When JPG to PNG conversion makes sense
Convert when you need to edit an image repeatedly without accumulating compression artifacts. JPG loses quality every time you save it. PNG is lossless — save it ten times and the pixels stay identical.
Convert when you're preparing screenshots, diagrams, or images with text overlays. JPG creates blocky artifacts around sharp edges and flat colors. PNG preserves crisp lines and readable text.
Convert when you need to add transparency — for example, removing a white background from a logo saved as JPG and placing it on a colored website header. Note that converting alone doesn't create transparency; you'll need to edit or use the Background Remover to isolate the subject first, then save as PNG.
- Logos and icons destined for web or print
- Screenshots with text and UI elements
- Images you'll edit multiple times in a design tool
- Graphics that need a transparent background
What JPG to PNG conversion actually does
The converter decodes your JPG file, reads every pixel, and re-encodes the data as PNG using lossless compression. No additional quality is lost during this specific conversion step — but no quality is recovered either. If the JPG already has compression artifacts, those artifacts are preserved permanently in the PNG.
File size will almost always increase. PNG stores every pixel exactly, while JPG discards data to achieve smaller files. A 500 KB JPG might become a 2–4 MB PNG depending on image dimensions and content complexity.
This is expected and not a problem unless you're optimizing for web delivery. For web use, PNG is best reserved for images with text, flat colors, or transparency — not photographs.
How to convert JPG to PNG on Irreva
Open the JPG to PNG converter. Drop your JPG file into the upload area. The tool loads and processes the image entirely in your browser using the Canvas API — your file is never sent to any server.
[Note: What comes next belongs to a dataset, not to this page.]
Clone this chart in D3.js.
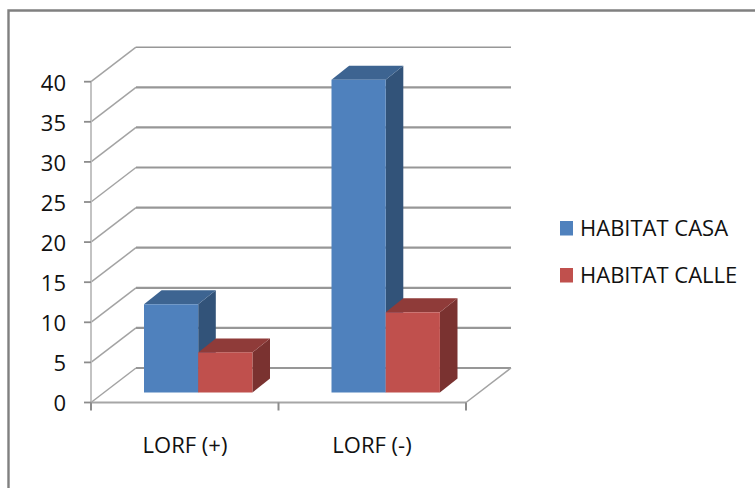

The conversion happens automatically once the file is loaded. Preview the result if the tool shows a before/after view, then download the PNG. For a single file, the whole process takes one to two seconds.
For multiple JPG files, use the Image Converter. Upload all files at once, select PNG as the output format, and download individually or as a batch zip.
After converting: next steps
If you converted to preserve quality during editing, work on the PNG in your editor and only export to JPG at the final step if you need a smaller file for delivery.
If you converted to add transparency, open the PNG in an editor and delete the background, or run the original through the Background Remover first and save the result as PNG.
If the PNG is too large for your use case, consider whether JPG was actually the right format. For web photos, JPG or WebP at 80% quality is almost always smaller and visually equivalent. Reserve PNG for images where lossless quality or transparency genuinely matters.